Definisce l’ex marito puttaniere. La Cassazione assolve la moglie tradita

8 Set 2016 17:51 - di Redazione

Ha vinto in Cassazione la tesi difensiva di una moglie tradita che ha sostenuto – per chiedere l’annullamento della condanna per diffamazione – che rientrava nel suo “diritto di critica” verso il marito definirlo “un puttaniere” dopo aver scoperto che l’uomo conviveva more-uxorio con un’altra donna mentre era sposato con lei. La donna, Silvia C., per aver usato questo termine parlando del marito con suo figlio e la fidanzatina che lo avevano riferito al diretto interessato, era stata multata dal giudice di pace di Teramo, con sentenza confermata dal Tribunale il 4 aprile 2015, e condannata anche a risarcire i danni morali alla “vittima”, Attilio G., che si era risentito. Invece, secondo la Suprema Corte, questo termine non deve essere considerato solo come una offesa in quanto è “passibile di un uso funzionale”. In pratica, come ha sostenuto Silvia C., anche per la Cassazione questa parola può essere l’espressione “adatta” per far capire di che cosa stiamo parlando in certi casi. Ai supremi giudici la signora ha fatto presente non solo che a giugno, nella causa di appello della separazione, era stato confermato l’addebito al marito, ma anche che “il suo commento era giustificato dalla violazione delle regole sulle quali si regge la convivenza coniugale, e dalla necessità, per la madre, di spiegare al figlio, che aveva assunto un atteggiamento ad essa contrario, le proprie ragioni in merito alla separazione”. Ad avviso degli ermellin’ queste obiezioni “sono fondate”.

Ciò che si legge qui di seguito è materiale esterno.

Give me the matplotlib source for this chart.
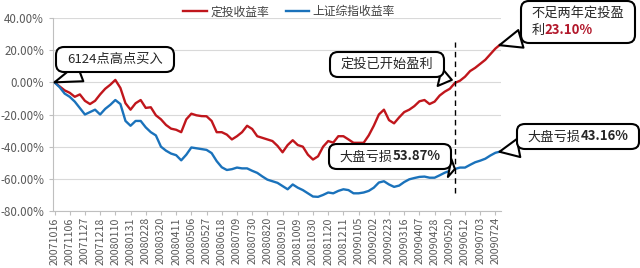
import matplotlib
matplotlib.use("Agg")
import matplotlib.pyplot as plt
from matplotlib.offsetbox import TextArea, HPacker, VPacker, DrawingArea, AnnotationBbox

plt.rcParams['font.family'] = ['Noto Sans CJK SC', 'DejaVu Sans']

# trading-day index (sampled every 5 days) and the two return series (%)
days = list(range(0, 436, 5)) + [439]
red = [0, -2.5, -5, -6.5, -9, -7.5, -11.5, -13.5, -11.5, -7.5,
       -4, -1.5, 1.5, -3.5, -13, -17, -13, -11, -15.9, -15.5,
       -20.5, -23, -26.5, -28.8, -29.5, -31, -23, -19.5, -20.5, -21,
       -21.1, -24, -31, -31, -32.5, -35.5, -33.5, -31, -27, -29,
       -33.5, -34.5, -35.5, -36.5, -39.5, -43.5, -39, -36, -39, -40,
       -45, -48, -46, -40, -36.5, -37.5, -33.5, -33.5, -35.5, -37.6,
       -37.6, -37.6, -33, -27, -20, -17, -23.5, -25.5, -21.8, -18.5,
       -17, -14.8, -11.8, -11, -13.5, -12, -8.2, -5.8, -4, -0.4,
       1, 3.5, 7, 9, 11.5, 14, 17.5, 21, 23.1]
blue = [0, -3, -7, -9, -12, -16, -20, -18.5, -17, -20,
        -16.5, -14, -11, -13.5, -24, -27, -24, -24, -28, -31,
        -33, -40, -42.5, -44.3, -45.3, -48.5, -45, -40.5, -41, -41.5,
        -42, -44, -49, -52.8, -54.5, -54, -53, -53.5, -53.5, -55,
        -56.3, -58.5, -60.5, -61.5, -62.5, -64.5, -66.5, -63.5, -65.5, -67,
        -69, -71, -71.2, -70, -68.5, -69, -67.5, -66.5, -67, -69,
        -69, -68.5, -67.5, -65.5, -62.3, -61.5, -63.5, -65, -64.2, -62,
        -60.3, -59.5, -58.8, -58.6, -59.3, -59.3, -57.8, -56.2, -55, -53.87,
        -53, -53, -51.3, -49.7, -48.7, -47.5, -45.5, -43.8, -43.16]

tick_days = list(range(0, 436, 15))
tick_labels = ['20071016', '20071106', '20071127', '20071218', '20080110', '20080131',
               '20080228', '20080320', '20080411', '20080506', '20080527', '20080618',
               '20080709', '20080730', '20080820', '20080910', '20081009', '20081030',
               '20081120', '20081211', '20090105', '20090202', '20090223', '20090316',
               '20090407', '20090428', '20090520', '20090612', '20090703', '20090724']
yticks = [40, 20, 0, -20, -40, -60, -80]
mark_day = 395   # the day the plan turns profitable

gray = '#595959'
red_c = '#C0161C'
blue_c = '#1A72BB'

fig = plt.figure(figsize=(6.4, 2.68), dpi=100)
ax = fig.add_axes([53 / 640, 1 - 211 / 268, 448 / 640, 193 / 268])

ax.plot(days, red, color=red_c, lw=1.7, label='定投收益率')
ax.plot(days, blue, color=blue_c, lw=1.7, label='上证综指收益率')
ax.vlines(mark_day, -69, 25, colors='black', linestyles=(0, (4, 3)), lw=1)

ax.set_xlim(-1.5, 440.5)
ax.set_ylim(-80, 40)
ax.set_yticks(yticks)
ax.set_yticklabels(['%.2f%%' % v for v in yticks])
ax.set_xticks(tick_days)
ax.set_xticklabels(tick_labels, rotation=90)
ax.tick_params(axis='y', labelsize=8.3, colors=gray, length=3, color='#BFBFBF')
ax.tick_params(axis='x', labelsize=7.7, colors=gray, length=3, pad=1.5, color='#BFBFBF')
ax.grid(axis='y', color='#D9D9D9', lw=0.8)
ax.set_axisbelow(True)
for s in ['top', 'right']:
    ax.spines[s].set_visible(False)
for s in ['left', 'bottom']:
    ax.spines[s].set_color('#BFBFBF')

fig.legend(loc='center', bbox_to_anchor=(289 / 640, 1 - 12 / 268), ncol=2, frameon=False,
           fontsize=8.5, handlelength=2.0, handletextpad=0.3, columnspacing=1.4,
           labelcolor='#404040')


def callout(lines, xy, center, hpad=3.5):
    rows = []
    for line in lines:
        parts = [TextArea(t, textprops=dict(fontsize=9.5, color=c, fontweight=w))
                 for t, c, w in line]
        rows.append(HPacker(children=parts, sep=0, pad=0, align='baseline'))
    body = VPacker(children=rows, sep=2, pad=0, align='left')
    wrap = HPacker(children=[DrawingArea(hpad, 1), body, DrawingArea(hpad, 1)],
                   sep=0, pad=0, align='center')
    ab = AnnotationBbox(wrap, xy, xybox=center, xycoords='data', boxcoords='figure pixels',
                        fontsize=9.5, pad=0.45,
                        bboxprops=dict(boxstyle='round,pad=0.45,rounding_size=0.6',
                                       fc='white', ec='black', lw=1.5),
                        arrowprops=dict(arrowstyle='wedge,tail_width=1.0', fc='white',
                                        ec='black', lw=1.5, shrinkA=0, shrinkB=0),
                        annotation_clip=False)
    ax.add_artist(ab)


k = '#262626'
callout([[('6124点高点买入', k, 'normal')]], (days[0], red[0]), (115, 268 - 59.5))
callout([[('定投已开始盈利', k, 'normal')]], (mark_day - 3, 1.5), (387, 268 - 64.5))
callout([[('不足两年定投盈', k, 'normal')],
         [('利', k, 'normal'), ('23.10%', '#B2182B', 'bold')]],
        (days[-1], red[-1]), (578, 268 - 22))
callout([[('大盘亏损', k, 'normal'), ('53.87%', k, 'bold')]],
        (mark_day, blue[days.index(mark_day)]), (390, 268 - 156.5))
callout([[('大盘亏损', k, 'normal'), ('43.16%', k, 'bold')]],
        (days[-1], blue[-1]), (578, 268 - 136.5))

fig.savefig('out.png', dpi=100)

“Dare del puttaniere? Libera manifestazione del pensiero”

 

Perché, spiega l’Alta corte nel verdetto 37397, se non c’è dubbio che “l’attribuzione del connotato di puttaniere al proprio coniuge, per quanto di fatto separato e impegnato in una relazione extra-coniugale, possa valere oggettivamente a lederne la reputazione e dunque la considerazione sociale”, rientra tuttavia nella lecita e “libera manifestazione del pensiero” anche l’uso di “toni e frasi aspri e taglienti”, specie in situazioni di “disputa e contrapposizione”. Pertanto il giudice di merito ha sbagliato a ritenere che “puttaniere” sia un termine sempre “privo di continenza”. Considerando inoltre che, rileva ancora la Cassazione, sull’argomento “vi è più di una comune accezione”. Quella “derivante dalla letteralità, di persona dedita alla frequentazione di meretrici”, termine capace “di “bollare” e offendere il destinatario quando non sia ironica”, e quella – prosegue il verdetto – “non ineludibilmente incontinente di donnaiolo, playboy o uomo alla perenne ricerca di avventure amorose frivole e passeggere”. Così la condanna di Silvia C. è stata annullata con rinvio per nuovo esame al Tribunale di Teramo che dovrà rivedere la sua decisione.